Pam Bondi’s career marks a turning point in how legal authority is publicly understood in American politics. What once operated quietly through institutions increasingly moved into the realm of performance, loyalty, and ideological signaling. Bondi did not simply participate in this shift; she helped normalize it. By embracing partisanship as a defining feature of legal power rather than a risk to be managed, she exemplified how the role of the attorney general has been reshaped in an era of permanent political conflict.
Bondi’s rise reflected a changing electorate that no longer demanded distance from power, but alignment with it. Legal neutrality, once a virtue, came to be viewed by many as a form of evasion rather than integrity.
Law as Political Identity
Throughout her tenure as Florida’s attorney general and beyond, Bondi treated legal authority as an extension of political identity. Her public arguments were not framed primarily around statutory nuance or judicial precedent, but around allegiance to broader ideological narratives.
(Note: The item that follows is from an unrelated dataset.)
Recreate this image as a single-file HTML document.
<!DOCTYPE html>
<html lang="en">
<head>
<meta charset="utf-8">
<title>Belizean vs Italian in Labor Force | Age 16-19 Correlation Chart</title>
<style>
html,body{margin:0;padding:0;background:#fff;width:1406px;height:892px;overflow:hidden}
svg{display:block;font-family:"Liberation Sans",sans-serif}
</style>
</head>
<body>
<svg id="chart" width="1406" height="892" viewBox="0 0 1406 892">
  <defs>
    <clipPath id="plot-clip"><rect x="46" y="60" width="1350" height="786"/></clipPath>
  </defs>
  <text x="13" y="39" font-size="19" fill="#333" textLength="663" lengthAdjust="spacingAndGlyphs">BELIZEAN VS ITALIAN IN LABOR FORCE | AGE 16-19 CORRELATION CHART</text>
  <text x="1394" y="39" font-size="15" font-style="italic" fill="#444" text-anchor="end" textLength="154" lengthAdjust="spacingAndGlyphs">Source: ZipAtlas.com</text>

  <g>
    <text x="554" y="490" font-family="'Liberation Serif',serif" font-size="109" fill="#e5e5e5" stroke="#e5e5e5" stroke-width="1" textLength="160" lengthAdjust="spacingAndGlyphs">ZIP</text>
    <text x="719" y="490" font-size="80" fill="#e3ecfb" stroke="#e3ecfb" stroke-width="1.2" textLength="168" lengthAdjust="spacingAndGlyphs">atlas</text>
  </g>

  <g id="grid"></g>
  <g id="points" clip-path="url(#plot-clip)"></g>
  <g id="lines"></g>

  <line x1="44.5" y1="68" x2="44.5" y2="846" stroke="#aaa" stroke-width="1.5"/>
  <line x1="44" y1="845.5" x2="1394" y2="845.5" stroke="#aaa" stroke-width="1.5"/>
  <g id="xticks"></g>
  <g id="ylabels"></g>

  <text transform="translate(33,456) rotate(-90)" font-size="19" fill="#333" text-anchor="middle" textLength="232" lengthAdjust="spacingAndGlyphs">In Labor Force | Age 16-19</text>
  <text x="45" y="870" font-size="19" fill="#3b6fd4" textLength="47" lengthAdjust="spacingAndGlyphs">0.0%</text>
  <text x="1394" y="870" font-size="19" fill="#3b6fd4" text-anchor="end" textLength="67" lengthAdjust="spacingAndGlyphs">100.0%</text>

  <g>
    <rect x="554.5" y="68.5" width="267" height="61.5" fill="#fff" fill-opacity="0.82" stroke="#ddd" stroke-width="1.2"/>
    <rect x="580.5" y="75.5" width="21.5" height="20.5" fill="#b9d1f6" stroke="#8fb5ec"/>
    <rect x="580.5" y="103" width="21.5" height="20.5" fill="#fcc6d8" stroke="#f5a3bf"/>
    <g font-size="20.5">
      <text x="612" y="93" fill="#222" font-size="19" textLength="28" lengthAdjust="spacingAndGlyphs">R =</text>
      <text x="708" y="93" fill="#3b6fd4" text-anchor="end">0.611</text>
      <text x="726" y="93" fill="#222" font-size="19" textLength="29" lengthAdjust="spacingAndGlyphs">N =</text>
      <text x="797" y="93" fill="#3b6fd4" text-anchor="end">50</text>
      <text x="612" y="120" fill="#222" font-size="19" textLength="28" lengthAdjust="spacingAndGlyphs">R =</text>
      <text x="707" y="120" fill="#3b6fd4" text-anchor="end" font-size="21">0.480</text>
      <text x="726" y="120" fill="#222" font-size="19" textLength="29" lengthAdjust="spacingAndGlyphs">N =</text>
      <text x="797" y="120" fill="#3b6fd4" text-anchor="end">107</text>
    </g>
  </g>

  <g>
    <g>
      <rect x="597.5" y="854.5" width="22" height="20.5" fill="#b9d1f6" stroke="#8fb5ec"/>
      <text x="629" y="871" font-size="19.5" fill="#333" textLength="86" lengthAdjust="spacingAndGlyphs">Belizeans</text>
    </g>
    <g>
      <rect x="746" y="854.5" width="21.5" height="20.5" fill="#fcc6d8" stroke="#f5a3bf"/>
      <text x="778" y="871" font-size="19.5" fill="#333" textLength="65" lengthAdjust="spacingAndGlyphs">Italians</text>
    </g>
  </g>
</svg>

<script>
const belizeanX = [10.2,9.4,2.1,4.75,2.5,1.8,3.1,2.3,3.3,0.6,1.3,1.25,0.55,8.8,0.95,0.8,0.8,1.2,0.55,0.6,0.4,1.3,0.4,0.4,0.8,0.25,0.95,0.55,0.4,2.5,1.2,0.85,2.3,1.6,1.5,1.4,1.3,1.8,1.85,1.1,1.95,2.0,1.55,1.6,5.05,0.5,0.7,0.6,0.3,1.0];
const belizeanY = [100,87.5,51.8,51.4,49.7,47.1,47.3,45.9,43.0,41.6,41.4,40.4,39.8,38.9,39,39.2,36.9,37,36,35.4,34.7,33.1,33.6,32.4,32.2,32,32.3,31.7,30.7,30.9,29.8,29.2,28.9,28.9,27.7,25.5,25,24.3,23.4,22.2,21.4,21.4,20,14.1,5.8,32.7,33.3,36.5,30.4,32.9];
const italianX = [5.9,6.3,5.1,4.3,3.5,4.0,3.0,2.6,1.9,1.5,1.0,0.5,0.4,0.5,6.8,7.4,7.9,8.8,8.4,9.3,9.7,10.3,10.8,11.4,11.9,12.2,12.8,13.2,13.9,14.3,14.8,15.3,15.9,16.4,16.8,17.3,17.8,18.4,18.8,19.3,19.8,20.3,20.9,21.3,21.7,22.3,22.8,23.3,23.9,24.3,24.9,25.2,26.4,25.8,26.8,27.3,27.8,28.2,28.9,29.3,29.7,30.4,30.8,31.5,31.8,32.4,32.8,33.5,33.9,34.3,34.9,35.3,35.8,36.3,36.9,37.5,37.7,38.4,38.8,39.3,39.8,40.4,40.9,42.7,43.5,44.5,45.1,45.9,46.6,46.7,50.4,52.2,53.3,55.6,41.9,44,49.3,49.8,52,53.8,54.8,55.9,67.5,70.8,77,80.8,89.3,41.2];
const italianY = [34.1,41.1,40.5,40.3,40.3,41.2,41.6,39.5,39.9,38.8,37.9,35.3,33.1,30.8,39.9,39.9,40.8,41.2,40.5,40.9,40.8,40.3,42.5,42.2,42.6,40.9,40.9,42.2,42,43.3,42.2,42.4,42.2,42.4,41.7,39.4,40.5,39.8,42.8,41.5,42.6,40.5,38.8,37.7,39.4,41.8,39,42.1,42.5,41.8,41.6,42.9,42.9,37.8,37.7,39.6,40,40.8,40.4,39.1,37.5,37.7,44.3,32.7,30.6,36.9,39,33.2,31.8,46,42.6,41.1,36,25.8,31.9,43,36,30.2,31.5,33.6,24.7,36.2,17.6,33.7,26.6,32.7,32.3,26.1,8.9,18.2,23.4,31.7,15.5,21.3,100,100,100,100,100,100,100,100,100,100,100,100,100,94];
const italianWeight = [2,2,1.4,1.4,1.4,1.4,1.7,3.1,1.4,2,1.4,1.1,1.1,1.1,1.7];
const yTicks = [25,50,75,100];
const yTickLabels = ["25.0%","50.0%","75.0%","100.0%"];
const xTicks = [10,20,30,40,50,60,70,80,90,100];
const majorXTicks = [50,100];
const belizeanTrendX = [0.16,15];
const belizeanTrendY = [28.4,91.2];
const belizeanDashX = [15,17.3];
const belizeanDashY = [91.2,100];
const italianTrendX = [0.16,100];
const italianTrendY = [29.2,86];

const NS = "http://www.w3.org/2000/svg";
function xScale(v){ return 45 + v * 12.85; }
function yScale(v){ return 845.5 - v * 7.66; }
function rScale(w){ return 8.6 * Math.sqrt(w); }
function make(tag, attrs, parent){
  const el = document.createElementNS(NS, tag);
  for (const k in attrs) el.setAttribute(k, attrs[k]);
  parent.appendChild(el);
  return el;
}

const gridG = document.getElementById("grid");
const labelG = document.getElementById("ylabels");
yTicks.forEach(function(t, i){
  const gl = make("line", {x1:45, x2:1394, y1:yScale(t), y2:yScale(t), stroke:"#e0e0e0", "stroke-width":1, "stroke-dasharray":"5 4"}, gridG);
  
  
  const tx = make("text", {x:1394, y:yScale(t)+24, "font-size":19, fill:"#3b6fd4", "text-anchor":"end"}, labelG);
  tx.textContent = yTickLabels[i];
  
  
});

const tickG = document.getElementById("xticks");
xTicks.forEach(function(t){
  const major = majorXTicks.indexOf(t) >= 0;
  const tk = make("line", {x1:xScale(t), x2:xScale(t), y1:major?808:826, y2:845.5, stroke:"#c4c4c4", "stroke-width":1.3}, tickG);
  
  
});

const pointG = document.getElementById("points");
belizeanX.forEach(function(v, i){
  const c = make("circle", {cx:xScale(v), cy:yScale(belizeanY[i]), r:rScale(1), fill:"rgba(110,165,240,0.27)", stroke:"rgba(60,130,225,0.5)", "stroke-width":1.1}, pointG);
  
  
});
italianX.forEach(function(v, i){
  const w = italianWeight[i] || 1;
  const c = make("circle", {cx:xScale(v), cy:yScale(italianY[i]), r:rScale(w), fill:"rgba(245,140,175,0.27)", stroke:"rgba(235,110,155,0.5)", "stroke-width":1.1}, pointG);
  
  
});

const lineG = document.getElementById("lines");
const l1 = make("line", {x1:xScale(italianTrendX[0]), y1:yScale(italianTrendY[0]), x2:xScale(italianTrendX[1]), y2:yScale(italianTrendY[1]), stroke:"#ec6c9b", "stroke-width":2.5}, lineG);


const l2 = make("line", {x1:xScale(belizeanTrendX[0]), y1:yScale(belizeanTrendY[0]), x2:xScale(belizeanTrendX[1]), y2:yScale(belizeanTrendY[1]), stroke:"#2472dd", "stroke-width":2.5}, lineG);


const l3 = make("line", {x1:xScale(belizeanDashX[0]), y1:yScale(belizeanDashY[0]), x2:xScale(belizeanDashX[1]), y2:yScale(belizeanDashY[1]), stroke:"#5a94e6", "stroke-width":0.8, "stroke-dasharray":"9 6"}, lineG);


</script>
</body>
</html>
This approach resonated in a political environment increasingly defined by distrust of institutions. By positioning herself as a loyal defender of conservative causes, Bondi transformed legal expertise into a badge of belonging. Supporters did not evaluate her through the lens of procedural restraint, but through consistency of loyalty.
In this model, law functions less as a neutral mechanism and more as a tool for affirming political community.
The Erosion of Distance
Bondi’s close alignment with Donald Trump brought this transformation into sharp focus. Her willingness to defend Trump publicly and repeatedly collapsed the traditional distance between prosecutor, advocate, and political ally.
Where previous generations of legal officials might have guarded separation from partisan figures to preserve credibility, Bondi embraced proximity. In doing so, she redefined credibility itself. Trust was no longer derived from detachment, but from visible commitment.
This shift did not occur in isolation. It reflected broader changes in political culture, where loyalty increasingly substitutes for impartiality as a measure of trustworthiness.
Media as a Legal Arena
Bondi’s frequent television appearances underscored how legal argument has migrated into media spaces. Cable news became a courtroom without rules of evidence, where persuasion mattered more than procedure.
Bondi excelled in this environment. Her arguments were concise, emotionally resonant, and framed for immediate consumption. Rather than explaining legal uncertainty, she offered narrative certainty, reinforcing her position as a reliable partisan voice.
This media-first approach blurred the line between legal explanation and political advocacy, accelerating the normalization of law as spectacle.
Accountability Reframed as Persecution
A defining feature of Bondi’s rhetoric was her reframing of legal scrutiny as political persecution. Investigations were rarely acknowledged as legitimate inquiries; they were presented as attacks on the political community she represented.
This framing proved powerful. It allowed supporters to dismiss accountability mechanisms as inherently biased, insulating allies from legal consequence while deepening mistrust of institutions.
In this way, Bondi’s approach contributed to a broader cultural shift in which the rule of law is evaluated not by fairness, but by outcome.
Influence Beyond Office
Bondi’s influence did not diminish after she left public office. Freed from institutional constraints, she continued to operate as a legal-political figure, reinforcing the idea that authority no longer depends on formal position.
Her post-office visibility highlights how power increasingly circulates through media platforms and ideological networks rather than governmental roles. Legal credentials become tools of persuasion rather than guardianship.
This continuity underscores how deeply the normalization of partisan legal power has taken hold.
The Cost to Institutional Trust
While Bondi’s model strengthened partisan loyalty, it weakened collective trust in legal institutions. When law is openly aligned with political identity, neutrality becomes suspect and enforcement appears selective.
This erosion of trust carries long-term consequences. Democracies depend on shared belief in legal fairness, even among those who lose political battles. When that belief fractures, legal outcomes lose legitimacy.
Bondi’s career exemplifies this tradeoff: immediate political gain at the expense of institutional confidence.
A Legacy of Adaptation, Not Accident
Pam Bondi’s trajectory should not be understood as an anomaly. It is a rational adaptation to a political environment that rewards visibility, loyalty, and narrative clarity over restraint.
Whether history views this adaptation as necessary evolution or democratic degradation remains unsettled. What is clear is that Bondi helped make partisan legal power ordinary rather than exceptional.
Her legacy lies not in individual cases, but in how she redefined what legal authority looks like when law becomes inseparable from political identity.